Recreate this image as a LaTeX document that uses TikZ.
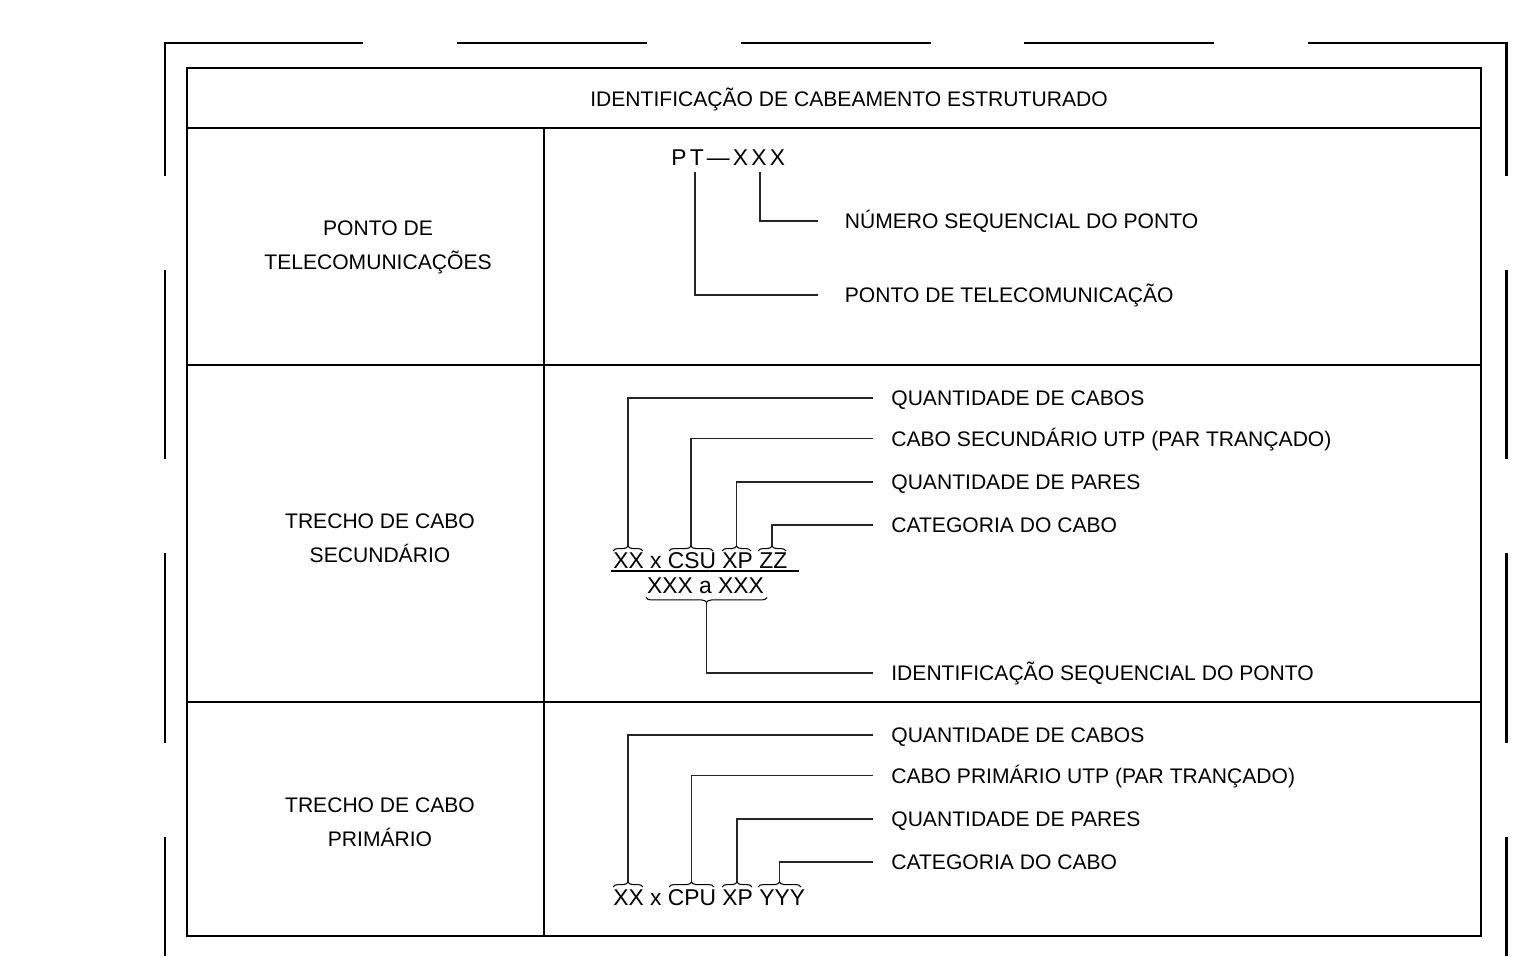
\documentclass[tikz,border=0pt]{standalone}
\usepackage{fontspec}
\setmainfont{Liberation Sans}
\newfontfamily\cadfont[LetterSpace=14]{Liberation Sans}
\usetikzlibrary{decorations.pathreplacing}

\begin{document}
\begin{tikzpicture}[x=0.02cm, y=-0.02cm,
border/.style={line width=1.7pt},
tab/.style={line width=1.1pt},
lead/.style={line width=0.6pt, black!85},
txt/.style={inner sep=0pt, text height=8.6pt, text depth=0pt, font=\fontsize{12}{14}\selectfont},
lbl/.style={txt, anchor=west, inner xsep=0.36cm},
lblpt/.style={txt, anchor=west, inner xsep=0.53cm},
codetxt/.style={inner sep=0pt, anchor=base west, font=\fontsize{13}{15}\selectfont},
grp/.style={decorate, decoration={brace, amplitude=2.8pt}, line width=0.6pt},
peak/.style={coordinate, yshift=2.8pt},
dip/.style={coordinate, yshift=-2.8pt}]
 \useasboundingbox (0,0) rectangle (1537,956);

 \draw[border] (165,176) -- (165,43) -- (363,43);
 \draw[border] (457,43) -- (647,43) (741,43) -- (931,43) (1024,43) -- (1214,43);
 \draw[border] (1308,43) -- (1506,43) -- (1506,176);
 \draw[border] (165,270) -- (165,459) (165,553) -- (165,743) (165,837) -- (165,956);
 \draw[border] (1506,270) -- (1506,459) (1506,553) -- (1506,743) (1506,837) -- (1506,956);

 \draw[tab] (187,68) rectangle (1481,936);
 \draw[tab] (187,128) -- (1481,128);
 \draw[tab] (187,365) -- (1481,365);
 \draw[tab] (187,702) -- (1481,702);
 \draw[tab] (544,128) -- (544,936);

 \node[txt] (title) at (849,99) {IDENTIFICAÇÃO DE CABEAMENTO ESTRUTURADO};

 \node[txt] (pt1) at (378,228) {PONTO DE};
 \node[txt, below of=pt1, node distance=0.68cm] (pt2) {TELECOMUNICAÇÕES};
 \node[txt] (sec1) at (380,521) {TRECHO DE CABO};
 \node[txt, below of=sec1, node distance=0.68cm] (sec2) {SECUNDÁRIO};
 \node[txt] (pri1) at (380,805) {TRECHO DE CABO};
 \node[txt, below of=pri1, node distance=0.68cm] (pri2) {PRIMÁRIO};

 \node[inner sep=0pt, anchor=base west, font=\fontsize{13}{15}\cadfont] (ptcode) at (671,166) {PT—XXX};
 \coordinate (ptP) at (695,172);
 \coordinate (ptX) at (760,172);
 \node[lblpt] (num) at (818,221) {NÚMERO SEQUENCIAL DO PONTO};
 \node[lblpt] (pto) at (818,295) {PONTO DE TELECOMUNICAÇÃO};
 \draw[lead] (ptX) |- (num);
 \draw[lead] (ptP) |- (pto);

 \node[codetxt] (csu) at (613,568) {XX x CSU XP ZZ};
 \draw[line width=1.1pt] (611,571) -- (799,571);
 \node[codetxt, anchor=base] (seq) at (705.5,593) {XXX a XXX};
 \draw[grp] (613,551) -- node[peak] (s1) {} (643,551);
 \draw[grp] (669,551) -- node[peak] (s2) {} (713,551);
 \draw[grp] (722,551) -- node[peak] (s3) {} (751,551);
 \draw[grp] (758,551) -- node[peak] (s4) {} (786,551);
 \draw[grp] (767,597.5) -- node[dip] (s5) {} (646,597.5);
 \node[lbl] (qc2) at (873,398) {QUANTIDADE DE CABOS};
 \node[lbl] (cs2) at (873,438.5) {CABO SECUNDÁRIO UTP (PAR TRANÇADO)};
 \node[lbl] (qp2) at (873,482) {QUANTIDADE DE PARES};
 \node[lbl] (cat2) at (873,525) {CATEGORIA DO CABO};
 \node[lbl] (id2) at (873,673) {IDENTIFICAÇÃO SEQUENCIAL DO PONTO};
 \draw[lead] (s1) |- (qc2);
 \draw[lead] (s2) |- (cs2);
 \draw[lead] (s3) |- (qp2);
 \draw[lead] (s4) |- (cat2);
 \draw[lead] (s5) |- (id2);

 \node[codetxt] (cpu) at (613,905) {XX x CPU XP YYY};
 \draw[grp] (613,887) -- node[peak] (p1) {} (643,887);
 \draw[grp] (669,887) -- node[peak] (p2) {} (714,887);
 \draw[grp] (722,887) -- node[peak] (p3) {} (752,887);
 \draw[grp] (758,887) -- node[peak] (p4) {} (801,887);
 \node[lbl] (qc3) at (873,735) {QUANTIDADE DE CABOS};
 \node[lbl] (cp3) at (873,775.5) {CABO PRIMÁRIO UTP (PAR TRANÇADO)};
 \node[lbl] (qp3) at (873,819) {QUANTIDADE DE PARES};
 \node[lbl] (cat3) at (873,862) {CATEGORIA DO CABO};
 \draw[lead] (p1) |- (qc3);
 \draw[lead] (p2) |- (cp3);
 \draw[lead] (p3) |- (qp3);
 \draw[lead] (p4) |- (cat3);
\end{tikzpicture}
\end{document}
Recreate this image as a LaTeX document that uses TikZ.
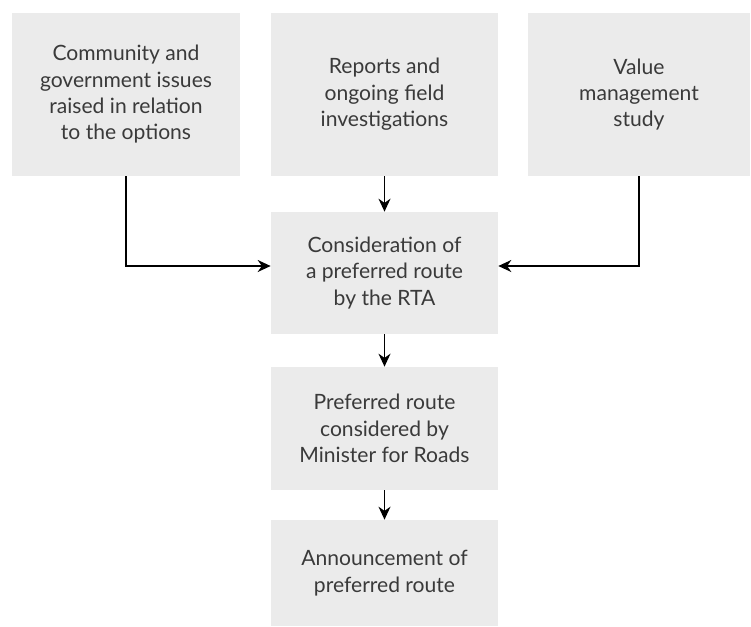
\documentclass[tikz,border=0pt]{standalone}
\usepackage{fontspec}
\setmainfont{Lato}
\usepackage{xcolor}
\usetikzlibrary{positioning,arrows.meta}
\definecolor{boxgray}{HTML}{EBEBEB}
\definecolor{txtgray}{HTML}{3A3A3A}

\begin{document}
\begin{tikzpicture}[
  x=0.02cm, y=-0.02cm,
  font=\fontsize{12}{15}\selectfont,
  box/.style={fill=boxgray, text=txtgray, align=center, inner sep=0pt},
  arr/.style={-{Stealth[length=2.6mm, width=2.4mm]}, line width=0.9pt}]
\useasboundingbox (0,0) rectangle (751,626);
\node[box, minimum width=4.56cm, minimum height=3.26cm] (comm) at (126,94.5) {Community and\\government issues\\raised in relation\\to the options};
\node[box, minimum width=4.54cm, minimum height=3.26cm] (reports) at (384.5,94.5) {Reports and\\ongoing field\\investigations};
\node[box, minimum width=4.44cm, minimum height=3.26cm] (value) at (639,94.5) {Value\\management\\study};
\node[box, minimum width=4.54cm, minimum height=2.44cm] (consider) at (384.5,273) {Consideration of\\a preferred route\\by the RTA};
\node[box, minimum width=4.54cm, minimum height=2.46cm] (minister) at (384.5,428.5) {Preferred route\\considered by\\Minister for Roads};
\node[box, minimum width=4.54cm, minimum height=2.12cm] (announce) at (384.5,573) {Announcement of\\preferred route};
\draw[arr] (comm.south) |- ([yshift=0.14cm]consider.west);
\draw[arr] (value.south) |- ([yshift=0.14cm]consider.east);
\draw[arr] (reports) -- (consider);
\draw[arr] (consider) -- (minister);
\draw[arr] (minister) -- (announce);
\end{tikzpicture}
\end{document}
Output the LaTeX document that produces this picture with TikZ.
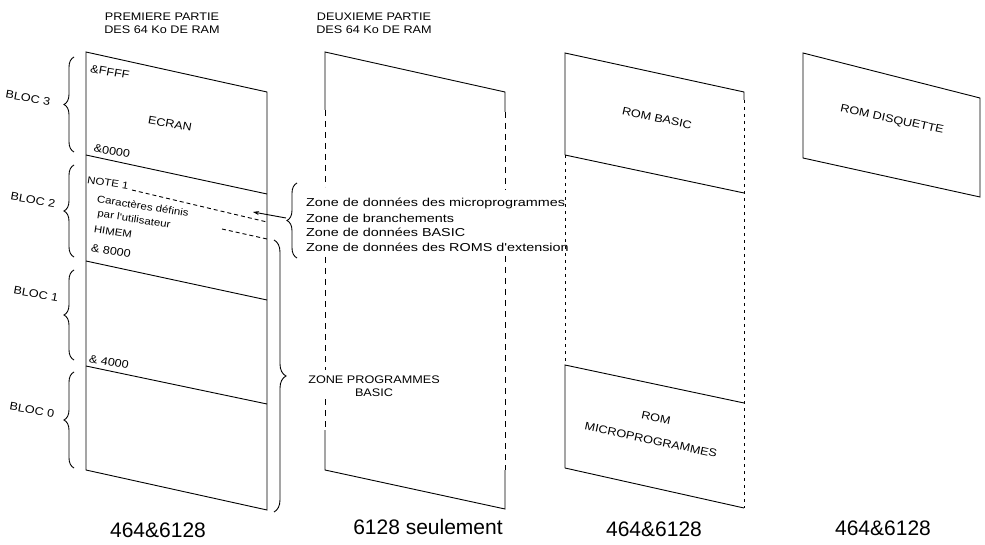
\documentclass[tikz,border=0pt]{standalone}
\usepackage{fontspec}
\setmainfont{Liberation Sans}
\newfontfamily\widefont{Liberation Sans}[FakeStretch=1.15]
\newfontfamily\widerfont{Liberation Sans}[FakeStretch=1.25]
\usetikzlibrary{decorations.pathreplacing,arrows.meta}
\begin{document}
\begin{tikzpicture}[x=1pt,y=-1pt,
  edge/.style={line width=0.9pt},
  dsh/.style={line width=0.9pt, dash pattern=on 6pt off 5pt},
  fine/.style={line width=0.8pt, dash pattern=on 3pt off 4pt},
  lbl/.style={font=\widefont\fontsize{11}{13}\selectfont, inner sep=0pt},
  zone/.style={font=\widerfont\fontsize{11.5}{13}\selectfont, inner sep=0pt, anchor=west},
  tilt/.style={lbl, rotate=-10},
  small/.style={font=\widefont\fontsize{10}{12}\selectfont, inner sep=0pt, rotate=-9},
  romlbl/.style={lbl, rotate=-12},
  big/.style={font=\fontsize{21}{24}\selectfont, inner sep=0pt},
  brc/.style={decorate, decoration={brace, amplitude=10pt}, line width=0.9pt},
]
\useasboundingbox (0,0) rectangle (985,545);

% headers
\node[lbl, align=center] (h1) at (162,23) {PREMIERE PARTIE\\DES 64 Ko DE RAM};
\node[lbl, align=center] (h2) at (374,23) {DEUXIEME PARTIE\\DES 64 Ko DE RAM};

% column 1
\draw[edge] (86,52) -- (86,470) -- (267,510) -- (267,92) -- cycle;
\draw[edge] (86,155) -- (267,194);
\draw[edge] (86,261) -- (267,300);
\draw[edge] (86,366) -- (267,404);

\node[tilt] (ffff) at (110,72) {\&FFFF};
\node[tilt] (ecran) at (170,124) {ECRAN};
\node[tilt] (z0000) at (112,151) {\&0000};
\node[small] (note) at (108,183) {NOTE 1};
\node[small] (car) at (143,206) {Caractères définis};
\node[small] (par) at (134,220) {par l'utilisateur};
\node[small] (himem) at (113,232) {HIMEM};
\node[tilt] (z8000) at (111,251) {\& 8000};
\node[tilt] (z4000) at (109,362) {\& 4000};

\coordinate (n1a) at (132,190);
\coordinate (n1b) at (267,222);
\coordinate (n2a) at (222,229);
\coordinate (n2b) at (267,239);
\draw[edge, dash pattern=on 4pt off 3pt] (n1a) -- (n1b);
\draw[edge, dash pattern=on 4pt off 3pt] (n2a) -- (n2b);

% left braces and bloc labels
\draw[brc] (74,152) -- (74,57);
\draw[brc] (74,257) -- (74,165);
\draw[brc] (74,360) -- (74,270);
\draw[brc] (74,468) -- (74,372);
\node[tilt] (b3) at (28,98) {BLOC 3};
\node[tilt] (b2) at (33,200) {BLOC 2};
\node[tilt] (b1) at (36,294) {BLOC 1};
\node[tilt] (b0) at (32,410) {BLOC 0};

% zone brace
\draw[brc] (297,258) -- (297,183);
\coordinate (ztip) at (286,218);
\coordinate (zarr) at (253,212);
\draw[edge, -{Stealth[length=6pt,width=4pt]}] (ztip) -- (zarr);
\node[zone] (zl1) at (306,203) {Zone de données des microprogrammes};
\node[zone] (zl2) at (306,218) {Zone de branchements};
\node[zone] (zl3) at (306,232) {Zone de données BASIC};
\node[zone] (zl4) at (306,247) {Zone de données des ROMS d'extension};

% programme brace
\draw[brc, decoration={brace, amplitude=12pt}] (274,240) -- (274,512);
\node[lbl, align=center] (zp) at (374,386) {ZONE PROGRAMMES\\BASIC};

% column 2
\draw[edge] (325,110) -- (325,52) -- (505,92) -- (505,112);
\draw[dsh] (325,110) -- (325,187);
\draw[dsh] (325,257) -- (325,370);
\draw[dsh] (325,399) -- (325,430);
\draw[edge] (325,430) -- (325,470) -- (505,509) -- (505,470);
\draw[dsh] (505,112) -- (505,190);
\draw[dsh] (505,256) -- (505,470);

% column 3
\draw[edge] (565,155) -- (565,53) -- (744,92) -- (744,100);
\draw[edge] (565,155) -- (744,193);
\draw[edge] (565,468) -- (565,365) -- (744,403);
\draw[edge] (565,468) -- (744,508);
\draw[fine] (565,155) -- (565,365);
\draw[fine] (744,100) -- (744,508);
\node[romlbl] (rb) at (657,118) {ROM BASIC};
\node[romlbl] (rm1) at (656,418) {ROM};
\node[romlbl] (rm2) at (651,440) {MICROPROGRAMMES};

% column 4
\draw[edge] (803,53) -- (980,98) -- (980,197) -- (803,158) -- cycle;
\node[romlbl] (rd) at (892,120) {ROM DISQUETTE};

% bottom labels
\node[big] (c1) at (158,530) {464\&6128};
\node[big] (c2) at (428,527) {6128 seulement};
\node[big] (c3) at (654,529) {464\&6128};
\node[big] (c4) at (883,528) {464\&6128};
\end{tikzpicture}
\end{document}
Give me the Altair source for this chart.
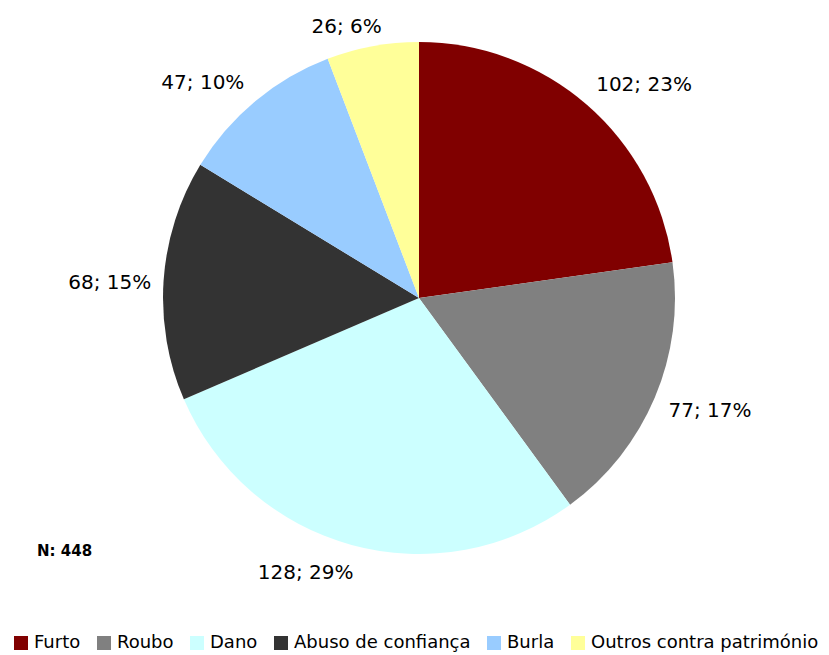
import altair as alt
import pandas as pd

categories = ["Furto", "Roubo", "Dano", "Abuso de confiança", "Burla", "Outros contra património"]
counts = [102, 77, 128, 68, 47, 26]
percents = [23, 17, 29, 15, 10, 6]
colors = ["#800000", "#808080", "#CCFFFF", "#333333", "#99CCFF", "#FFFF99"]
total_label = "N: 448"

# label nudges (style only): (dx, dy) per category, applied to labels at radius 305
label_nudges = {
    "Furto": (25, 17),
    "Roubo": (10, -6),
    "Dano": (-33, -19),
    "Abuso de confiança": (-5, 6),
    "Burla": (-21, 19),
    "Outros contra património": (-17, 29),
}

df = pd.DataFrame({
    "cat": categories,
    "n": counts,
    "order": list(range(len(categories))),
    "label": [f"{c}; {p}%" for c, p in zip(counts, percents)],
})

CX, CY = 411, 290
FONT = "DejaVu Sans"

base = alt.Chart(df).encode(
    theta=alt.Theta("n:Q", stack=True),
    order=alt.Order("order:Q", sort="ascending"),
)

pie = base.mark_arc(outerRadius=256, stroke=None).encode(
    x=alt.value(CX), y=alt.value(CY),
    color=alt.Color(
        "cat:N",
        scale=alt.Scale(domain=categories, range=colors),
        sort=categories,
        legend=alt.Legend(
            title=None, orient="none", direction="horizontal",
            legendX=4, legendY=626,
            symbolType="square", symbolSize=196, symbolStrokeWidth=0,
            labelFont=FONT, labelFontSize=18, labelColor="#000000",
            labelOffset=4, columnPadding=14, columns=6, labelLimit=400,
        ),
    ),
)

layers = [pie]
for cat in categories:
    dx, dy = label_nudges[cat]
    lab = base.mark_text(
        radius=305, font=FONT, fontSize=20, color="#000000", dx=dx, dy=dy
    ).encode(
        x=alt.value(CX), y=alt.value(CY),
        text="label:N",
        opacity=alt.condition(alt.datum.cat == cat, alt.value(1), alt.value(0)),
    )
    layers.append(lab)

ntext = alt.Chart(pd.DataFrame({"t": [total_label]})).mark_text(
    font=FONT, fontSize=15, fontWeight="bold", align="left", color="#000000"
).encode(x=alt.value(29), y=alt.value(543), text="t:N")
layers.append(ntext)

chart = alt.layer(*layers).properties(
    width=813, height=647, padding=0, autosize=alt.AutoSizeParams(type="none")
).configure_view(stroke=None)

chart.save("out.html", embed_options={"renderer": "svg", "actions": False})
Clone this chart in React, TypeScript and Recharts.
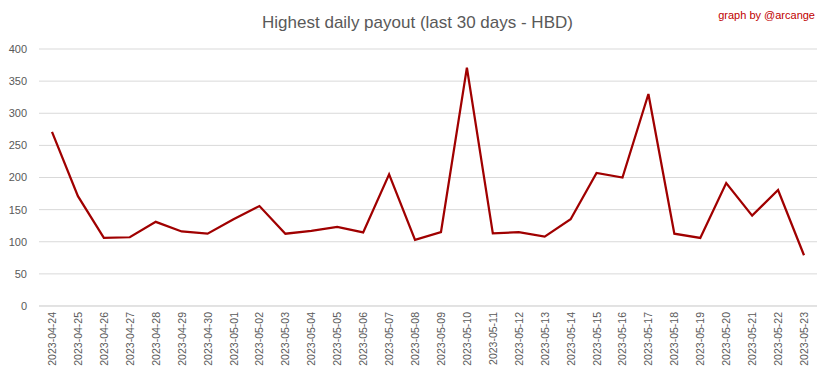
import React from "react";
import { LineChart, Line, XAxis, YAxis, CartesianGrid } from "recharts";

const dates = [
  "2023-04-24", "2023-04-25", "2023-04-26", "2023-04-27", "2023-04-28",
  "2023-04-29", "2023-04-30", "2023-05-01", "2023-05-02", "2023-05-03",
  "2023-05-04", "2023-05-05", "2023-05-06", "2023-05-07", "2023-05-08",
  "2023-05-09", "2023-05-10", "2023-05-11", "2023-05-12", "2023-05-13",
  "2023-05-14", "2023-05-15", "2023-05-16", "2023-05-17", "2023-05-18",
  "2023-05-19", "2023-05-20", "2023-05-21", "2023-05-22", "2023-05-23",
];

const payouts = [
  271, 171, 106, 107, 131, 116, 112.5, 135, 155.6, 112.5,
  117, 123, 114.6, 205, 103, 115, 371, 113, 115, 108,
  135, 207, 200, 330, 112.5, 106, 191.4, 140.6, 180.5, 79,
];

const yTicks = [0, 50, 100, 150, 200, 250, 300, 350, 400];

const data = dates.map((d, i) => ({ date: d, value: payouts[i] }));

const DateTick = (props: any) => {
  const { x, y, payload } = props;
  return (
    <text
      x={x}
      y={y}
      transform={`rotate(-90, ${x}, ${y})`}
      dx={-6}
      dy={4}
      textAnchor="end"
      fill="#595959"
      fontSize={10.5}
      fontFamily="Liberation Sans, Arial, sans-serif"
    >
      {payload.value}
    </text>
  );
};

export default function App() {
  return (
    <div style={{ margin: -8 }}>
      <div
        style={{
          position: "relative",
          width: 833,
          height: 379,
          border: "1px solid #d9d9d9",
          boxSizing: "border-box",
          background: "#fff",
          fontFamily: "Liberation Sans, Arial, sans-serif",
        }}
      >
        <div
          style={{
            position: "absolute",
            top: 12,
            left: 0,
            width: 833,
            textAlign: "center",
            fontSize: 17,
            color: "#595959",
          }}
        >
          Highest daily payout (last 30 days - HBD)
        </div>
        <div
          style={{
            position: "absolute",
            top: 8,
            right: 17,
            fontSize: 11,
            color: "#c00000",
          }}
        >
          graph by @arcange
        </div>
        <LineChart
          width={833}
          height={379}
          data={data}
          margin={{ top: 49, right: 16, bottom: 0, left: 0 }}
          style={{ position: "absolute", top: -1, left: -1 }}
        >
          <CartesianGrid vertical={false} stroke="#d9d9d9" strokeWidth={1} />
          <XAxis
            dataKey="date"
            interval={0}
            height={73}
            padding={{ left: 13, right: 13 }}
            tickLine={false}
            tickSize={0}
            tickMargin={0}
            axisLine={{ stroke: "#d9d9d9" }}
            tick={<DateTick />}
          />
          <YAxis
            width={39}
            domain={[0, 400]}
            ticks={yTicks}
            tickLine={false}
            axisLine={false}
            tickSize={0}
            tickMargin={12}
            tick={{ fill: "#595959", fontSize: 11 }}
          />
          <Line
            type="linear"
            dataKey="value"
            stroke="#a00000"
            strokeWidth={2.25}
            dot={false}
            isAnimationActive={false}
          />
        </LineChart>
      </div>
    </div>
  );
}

Task description:
Give again, word for word, only the lines starting at the line with "Output the LaTeX" and ending at the line with "(n2a) -- (n2b);", keeping both end lines; pictures stay out.

Problem solution:
Output the LaTeX document that produces this picture with TikZ.
\documentclass[tikz,border=0pt]{standalone}
\usepackage{fontspec}
\setmainfont{Liberation Sans}
\newfontfamily\widefont{Liberation Sans}[FakeStretch=1.15]
\newfontfamily\widerfont{Liberation Sans}[FakeStretch=1.25]
\usetikzlibrary{decorations.pathreplacing,arrows.meta}
\begin{document}
\begin{tikzpicture}[x=1pt,y=-1pt,
  edge/.style={line width=0.9pt},
  dsh/.style={line width=0.9pt, dash pattern=on 6pt off 5pt},
  fine/.style={line width=0.8pt, dash pattern=on 3pt off 4pt},
  lbl/.style={font=\widefont\fontsize{11}{13}\selectfont, inner sep=0pt},
  zone/.style={font=\widerfont\fontsize{11.5}{13}\selectfont, inner sep=0pt, anchor=west},
  tilt/.style={lbl, rotate=-10},
  small/.style={font=\widefont\fontsize{10}{12}\selectfont, inner sep=0pt, rotate=-9},
  romlbl/.style={lbl, rotate=-12},
  big/.style={font=\fontsize{21}{24}\selectfont, inner sep=0pt},
  brc/.style={decorate, decoration={brace, amplitude=10pt}, line width=0.9pt},
]
\useasboundingbox (0,0) rectangle (985,545);

% headers
\node[lbl, align=center] (h1) at (162,23) {PREMIERE PARTIE\\DES 64 Ko DE RAM};
\node[lbl, align=center] (h2) at (374,23) {DEUXIEME PARTIE\\DES 64 Ko DE RAM};

% column 1
\draw[edge] (86,52) -- (86,470) -- (267,510) -- (267,92) -- cycle;
\draw[edge] (86,155) -- (267,194);
\draw[edge] (86,261) -- (267,300);
\draw[edge] (86,366) -- (267,404);

\node[tilt] (ffff) at (110,72) {\&FFFF};
\node[tilt] (ecran) at (170,124) {ECRAN};
\node[tilt] (z0000) at (112,151) {\&0000};
\node[small] (note) at (108,183) {NOTE 1};
\node[small] (car) at (143,206) {Caractères définis};
\node[small] (par) at (134,220) {par l'utilisateur};
\node[small] (himem) at (113,232) {HIMEM};
\node[tilt] (z8000) at (111,251) {\& 8000};
\node[tilt] (z4000) at (109,362) {\& 4000};

\coordinate (n1a) at (132,190);
\coordinate (n1b) at (267,222);
\coordinate (n2a) at (222,229);
\coordinate (n2b) at (267,239);
\draw[edge, dash pattern=on 4pt off 3pt] (n1a) -- (n1b);
\draw[edge, dash pattern=on 4pt off 3pt] (n2a) -- (n2b);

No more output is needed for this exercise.